**Exercise aim**
Seek out every line containing the word "this", and copy each.

Source records
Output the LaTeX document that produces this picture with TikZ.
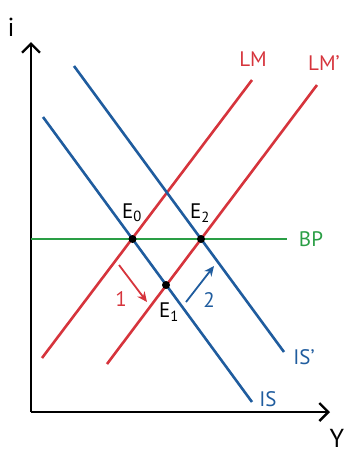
\documentclass[tikz,border=0pt]{standalone}
\usepackage{fontspec}
\setmainfont{PT Sans}
\usetikzlibrary{arrows.meta}
\definecolor{isblue}{HTML}{1F5C9E}
\definecolor{lmred}{HTML}{D6343C}
\definecolor{bpgreen}{HTML}{2A9E45}
\begin{document}
\begin{tikzpicture}[x=1pt,y=-1pt,
  axis/.style={line width=2.4pt,-{Straight Barb[length=9pt,width=18pt,line width=2.4pt]}},
  curve/.style={line width=2.6pt},
  lbl/.style={font=\fontsize{21}{23}\selectfont,inner sep=0pt},
  axlbl/.style={font=\fontsize{26}{28}\selectfont,inner sep=0pt},
  eqdot/.style={circle,fill=black,inner sep=0pt,minimum size=8pt},
  shiftarrow/.style={line width=1.8pt,-{Stealth[length=10pt,width=9pt]}}]
\useasboundingbox (0,0) rectangle (348,456);
% axes
\coordinate (O) at (31,412);
\coordinate (Ytop) at (31,42);
\coordinate (Xend) at (330,412);
\draw[axis] (O) -- (Ytop);
\draw[axis] (O) -- (Xend);
\node[axlbl] (ilab) at (11,27) {i};
\node[axlbl] (Ylab) at (337,438) {Y};
% curves
\coordinate (IS1) at (43,117); \coordinate (IS2) at (252,402);
\coordinate (ISp1) at (74,66); \coordinate (ISp2) at (284,352);
\coordinate (LM1) at (42,358); \coordinate (LM2) at (252,80);
\coordinate (LMp1) at (107,364); \coordinate (LMp2) at (317,85);
\coordinate (BP1) at (31,239); \coordinate (BP2) at (287,239);
\draw[curve,lmred] (LM1) -- (LM2);
\draw[curve,lmred] (LMp1) -- (LMp2);
\draw[curve,isblue] (IS1) -- (IS2);
\draw[curve,isblue] (ISp1) -- (ISp2);
\draw[curve,bpgreen] (BP1) -- (BP2);
% labels
\node[lbl,text=lmred] (LMlab) at (253,59) {LM};
\node[lbl,text=lmred] (LMplab) at (324,63) {LM’};
\node[lbl,text=isblue] (ISlab) at (268,399) {IS};
\node[lbl,text=isblue] (ISplab) at (304,357) {IS’};
\node[lbl,text=bpgreen] (BPlab) at (311,239) {BP};
% equilibria
\node[eqdot] (E0) at (132.5,239) {};
\node[eqdot] (E2) at (201,239) {};
\node[eqdot] (E1) at (166,285) {};
\node[lbl] (E0lab) at (132,213) {E\textsubscript{0}};
\node[lbl] (E2lab) at (200,213) {E\textsubscript{2}};
\node[lbl] (E1lab) at (169,312) {E\textsubscript{1}};
% shift arrows
\coordinate (a1s) at (119,265); \coordinate (a1e) at (147,302);
\coordinate (a2s) at (186,302); \coordinate (a2e) at (214,266);
\draw[shiftarrow,lmred] (a1s) -- (a1e);
\draw[shiftarrow,isblue] (a2s) -- (a2e);
\node[lbl,text=lmred] (n1) at (121,299) {1};
\node[lbl,text=isblue] (n2) at (209,300) {2};
\end{tikzpicture}
\end{document}
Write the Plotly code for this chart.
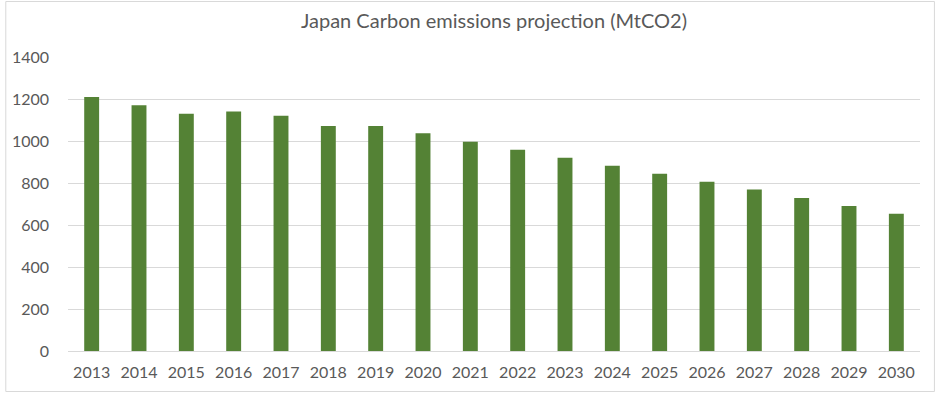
import plotly.graph_objects as go

years = [str(y) for y in range(2013, 2031)]
emissions = [1210, 1170, 1130, 1140, 1120, 1072, 1072, 1037, 996, 958, 920, 882, 844, 806, 769, 729, 691, 653]
y_ticks = [0, 200, 400, 600, 800, 1000, 1200, 1400]
title_text = "Japan Carbon emissions projection (MtCO2)"

W, H = 936, 396
ml, mr, mt, mb = 64, 16, 57, 45
pw, ph = W - ml - mr, H - mt - mb

fig = go.Figure(go.Bar(x=years, y=emissions, marker=dict(color="#548235", line=dict(width=0))))

font_family = "Lato, 'Noto Sans', sans-serif"
fig.update_layout(
    width=W, height=H,
    margin=dict(l=ml, r=mr, t=mt, b=mb),
    paper_bgcolor="white", plot_bgcolor="white",
    bargap=0.685,
    showlegend=False,
    title=dict(text=title_text, x=0.5, xanchor="center", y=1 - 21 / H, yanchor="middle",
               xref="paper", yref="container",
               font=dict(family=font_family, size=20, color="#595959")),
    font=dict(family=font_family, color="#595959"),
    xaxis=dict(type="category", showgrid=False, showline=True, linecolor="#d9d9d9", linewidth=1,
               ticks="", tickfont=dict(size=16, color="#595959"), ticklabelstandoff=7),
    yaxis=dict(range=[0, 1400], tickvals=y_ticks, showgrid=True, gridcolor="#d9d9d9", gridwidth=1,
               zeroline=False, showline=False, ticks="",
               tickfont=dict(size=16, color="#595959"), ticklabelstandoff=18),
    shapes=[dict(type="rect", xref="paper", yref="paper",
                 x0=(1.5 - ml) / pw, x1=(W - 1.5 - ml) / pw,
                 y0=-(mb - 4.5) / ph, y1=(ph + mt - 1.5) / ph,
                 line=dict(color="#d9d9d9", width=1), fillcolor="rgba(0,0,0,0)", layer="below")],
)

fig.write_html("out.html", config={"displayModeBar": False},
               post_script="document.body.style.margin='0';document.body.style.overflow='hidden';")
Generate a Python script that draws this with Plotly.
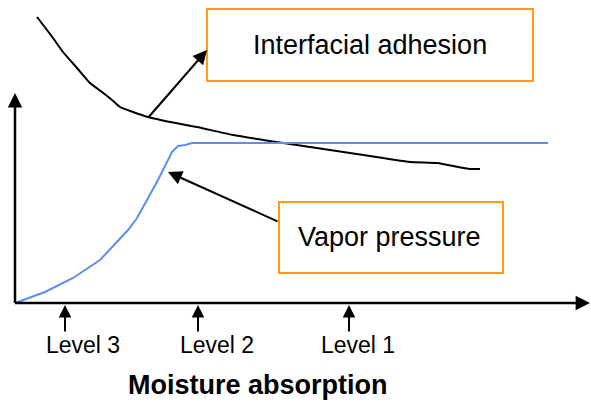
import plotly.graph_objects as go

# Schematic data (origin of the axes at 0,0)
adhesion_x = [22, 38, 48, 62, 75, 87, 97, 105, 118, 133, 155, 182, 218, 275, 335, 395, 422, 455, 465]
adhesion_y = [286, 265, 251, 235, 220, 211, 203, 196, 191, 186, 181, 176, 168, 159, 150, 141, 140, 134, 134]

vapor_x = [0, 30, 58, 85, 113, 122, 132, 143, 157, 163, 170, 177, 533]
vapor_y = [0, 11, 25, 43, 73, 85, 103, 123, 151, 157, 158, 160, 160]

level_labels = ["Level 3", "Level 2", "Level 1"]
level_x = [50, 183, 334]
level_label_x = [68, 202, 343]

FONT = "Liberation Sans, Arial, sans-serif"
ORANGE = "#FF9A1A"
BLUE = "#5B8EF0"

fig = go.Figure()
fig.add_trace(go.Scatter(x=adhesion_x, y=adhesion_y, mode="lines",
                         line=dict(color="black", width=2, shape="spline", smoothing=0.5),
                         hoverinfo="skip"))
fig.add_trace(go.Scatter(x=vapor_x, y=vapor_y, mode="lines",
                         line=dict(color=BLUE, width=2), hoverinfo="skip"))

ann = []
def arrow(x, y, ax, ay, w=2.0, size=1.4):
    ann.append(dict(x=x, y=y, ax=ax, ay=ay, xref="x", yref="y", axref="x", ayref="y",
                    text="", showarrow=True, arrowhead=2, arrowsize=size,
                    arrowwidth=w, arrowcolor="black", standoff=0, startstandoff=0))

# axes
arrow(0, 210, 0, -1.5, w=2.5, size=1.15)
arrow(575, 0, -1.5, 0, w=2.5, size=1.15)

# pointers
arrow(192, 253, 132, 184, w=2, size=1.4)
arrow(153, 131, 264, 81, w=2, size=1.4)

# levels
for lx, tx, lab in zip(level_x, level_label_x, level_labels):
    arrow(lx, -2, lx, -30, w=2, size=1.25)
    ann.append(dict(x=tx, y=-42, xref="x", yref="y", text=lab, showarrow=False,
                    font=dict(family=FONT, size=23, color="black")))

# boxes
shapes = [
    dict(type="rect", x0=192, x1=518, y0=222, y1=294, xref="x", yref="y",
         line=dict(color=ORANGE, width=2), fillcolor="white", layer="above"),
    dict(type="rect", x0=264, x1=488, y0=30, y1=101, xref="x", yref="y",
         line=dict(color=ORANGE, width=2), fillcolor="white", layer="above"),
]
ann.append(dict(x=355, y=258, xref="x", yref="y", text="Interfacial adhesion", showarrow=False,
                font=dict(family=FONT, size=27, color="black")))
ann.append(dict(x=374, y=66, xref="x", yref="y", text="Vapor pressure", showarrow=False,
                font=dict(family=FONT, size=27, color="black")))
ann.append(dict(x=243, y=-82, xref="x", yref="y", text="<b>Moisture absorption</b>", showarrow=False,
                font=dict(family=FONT, size=27, color="black")))

fig.update_layout(
    width=591, height=403, autosize=False,
    margin=dict(l=0, r=0, t=0, b=0, pad=0),
    paper_bgcolor="white", plot_bgcolor="white",
    showlegend=False,
    xaxis=dict(range=[-15, 576], visible=False, fixedrange=True),
    yaxis=dict(range=[-100, 303], visible=False, fixedrange=True),
    shapes=shapes, annotations=ann,
)
fig.write_html("out.html", config={"displayModeBar": False},
               post_script="document.body.style.margin='0px';document.body.style.overflow='hidden';")
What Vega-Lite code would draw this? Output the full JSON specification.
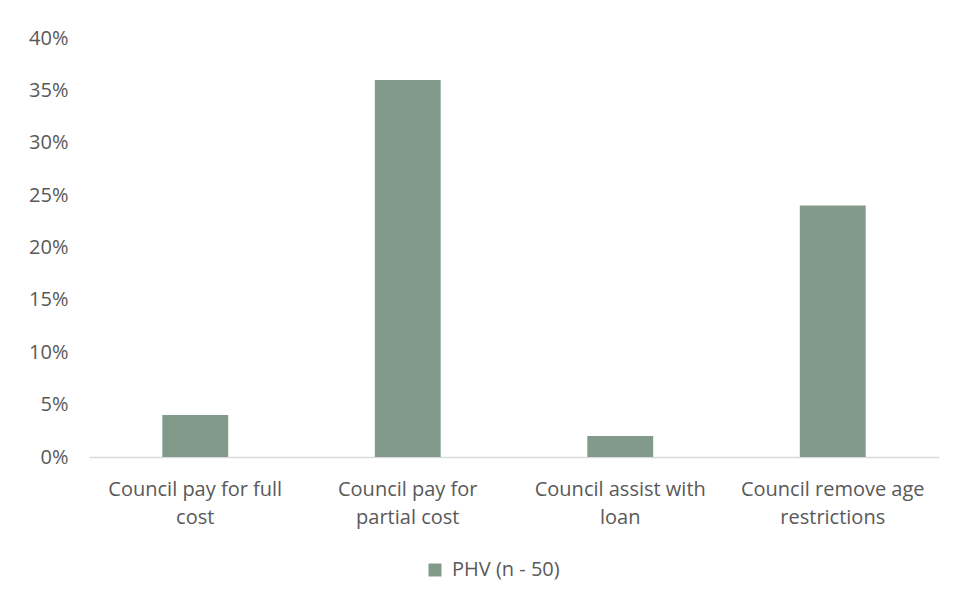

**Complete answer**
Output the LaTeX document that produces this picture with TikZ.
Write the Plotly code for this chart.
Generate a Python script that draws this with Plotly.
What Vega-Lite code would draw this? Output the full JSON specification.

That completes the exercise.